Sortie en forme d’aveu du Président Mahamadou Issoufou

L’ancien Président nigérien, Issoufou Mahamadou, est sorti finalement de sa réserve, trois semaines après les malheureux événements du 26 juillet ; et c’est pour annoncer, urbi et orbi, qu’il n’est aucunement lié à ces événements et qu’il exige lui aussi la libération et le rétablissement dans ses fonctions du Président Mohamed Bazoum. Cette sortie de l’ancien Président, dans un entretien exclusif au journal Jeune Afrique, nous la devons, d’abord, à ceux qui, ayant appris qu’il s’apprêtait à quitter le pays, ont mis le holà et lancé un appel à la mobilisation pour l’en empêcher ; mais aussi, à ceux qui, dans les rangs mêmes de son propre parti, le Pnds-Tarayya, n’ont eu de cesse, ces derniers jours, de le mettre, ouvertement et directement, en cause, à travers des publications diverses sur les réseaux sociaux. 

En tout cas, dans son entretien au journal Jeune Afrique, l’ancien Président affirme que les événements du 26 juillet l’ont surpris lui aussi, un peu comme tout le monde, peut-on dire ; et il précise même qu’il s’est senti « insulté, meurtri dans son intelligence », en apprenant qu’il est accusé de « manipuler les généraux, voire d’être le cerveau du putsch », non sans ajouter qu’il n’a rien à y gagner, et tout à perdre. L’ancien Président, qui estime que ces accusations viennent ceux qui ont cherché, dès le premier jour, à le diviser avec son ami Mohamed Bazoum, s’est défendu, non seulement de lui avoir imposé le maintien du général Tiani à la tête de la garde présidentielle, mais aussi d’intervenir, auprès de lui, « en faveur ou en défaveur de qui que ce soit ». 

Au cours de son entretien, l’ancien Président, qui dit approuver toutes les décisions prises par la CEDEAO, y compris l’option d’une intervention armée, s’est toutefois fourvoyé en laissant entendre qu’il s’inscrit toujours dans « une démarche de médiation avec les militaires qui ont pris le pouvoir » ; car, en endossant le prestigieux boubou de médiateur dans cette crise, il ne semble pas se rendre compte que, dans cette posture, il ne peut dissiper les soupçons, ni de certains de ses propres camarades qui voient en lui l’instigateur même de la crise, ni de la plupart des soutiens de la junte militaire qui sont même écœurés de le voir en liberté. C’est dire donc combien l’exercice est très osé de la part d’un homme que personne n’a jamais pensé voir tenir un si beau rôle dans un moment aussi critique, marquée par la prise de pouvoir par l’armée.

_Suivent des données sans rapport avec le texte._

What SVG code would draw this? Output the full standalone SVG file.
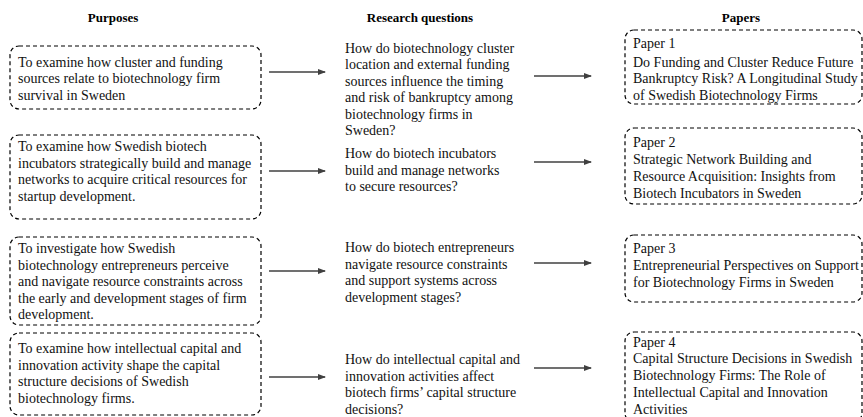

Après avoir lu son entretien dans les colonnes de Jeune Afrique, nombre d’acteurs politiques et sociaux nigériens retiendront que l’ancien Président, récipiendaire du prix Mo Ibrahim, n’a pas condamné clairement le coup d’état militaire du général Tiani ; et même s’il laisse entendre que sa préoccupation première est de voir le Président Bazoum libéré et réinstallé dans ses fonctions, il est difficile que sa sortie ne soit pas ressentie par certains comme une sorte de coup de poignard dans le dos de ce dernier. Les propos de l’ancien Président, et c’est important de le relever, visent d’abord à nier toute connivence avec le chef de la junte militaire ; et donc d’une certaine manière à dissiper le doute qui s’est installé chez nombre de ceux qui l’ont, dans un élan fort volontariste, soutenu bruyamment, en espérant justement qu’elle solderait tous les comptes de sa gestion de 10 ans du pays.  

Quoi qu’il en soit, il reste clair que, pour nombre d’acteurs politiques et sociaux, les propos tenus par l’ancien Président Issoufou Mahamadou dans les colonnes de Jeune Afrique sont ceux d’un homme finalement pris à son propre jeu. Ces propos ne peuvent réjouir ni le général Tiani, qui va avoir du mal à faire avaler à ses propres soutiens le fait même de laisser son ancien patron en liberté, ni le Président Bazoum, qui paie déjà pour sa loyauté toute naïve envers lui.  Le Président Issoufou, qu’il l’admette ou pas, tient au moins une certaine responsabilité dans la crise en cours au Niger ; car, c’est son influence toujours visible et forte dans la conduite des affaires publiques qui a décidé beaucoup à soutenir un putsch qui coûte déjà très cher au pays. La restauration de l’ordre constitutionnel, que le Président Issoufou lui-même croit encore possible, marquera, certainement, la fin de cette influence négative ; et il faut y œuvrer résolument en gardant à l’esprit que cette crise a ouvert la voie, sans que ce ne soit forcément le but réel de ceux qui l’ont enclenchée, à une mise à plat du lourd passif de celui qui s’est cru destiné à régenter toujours la vie publique au Niger.